In February, embattled Haitian Prime Minister Ariel Henry agreed to hold general elections by mid-2025, and the international community has tried to find some foreign armed force willing to fight gang violence there.

Caricom has also pushed Henry to announce a power-sharing, consensus government in the meantime, but the prime minister has yet to do so even as Haitian opposition parties and civil society groups are demanding his resignation.

Henry, a neurosurgeon, was appointed as prime minister after the July 2021 assassination of President Jovenel Moise.

It was unclear whether Henry would be in Jamaica. The prime minister had traveled to Kenya to push for the U.N.-backed deployment of a police force from the East African country to fight gangs in Haiti. A Kenyan court, however, ruled in January that such a deployment would be unconstitutional.

Henry, who is facing calls to resign or form a transitional council, remains unable to return home. He arrived in Puerto Rico on Tuesday after he was unable to land in the Dominican Republic, which borders Haiti. The Dominican government said he lacked a required flight plan as they closed their country’s airspace with Haiti.

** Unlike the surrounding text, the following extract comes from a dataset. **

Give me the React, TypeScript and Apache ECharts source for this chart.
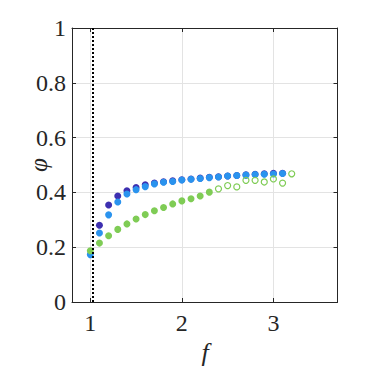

On Saturday, the office of Dominican President Luis Abinader issued a statement saying that “Henry is not welcome in the Dominican Republic for safety reasons.” The Dominican Republic, which shares the island of Hispaniola with Haiti, has closed its land border.

“Given the current situation, the presence of the Haitian prime minister in the Dominican Republic is not considered appropriate,” according to the statement, adding “this decision reflects the firm position of the Dominican government to safeguard its national security and stability.”

The statement described the security situation in Haiti as “totally unsustainable” and said it “poses a direct threat to the safety and stability of the Dominican Republic.”

The statement predicted “the situation could deteriorate even further if a peacekeeping force is not implemented urgently to restore order.”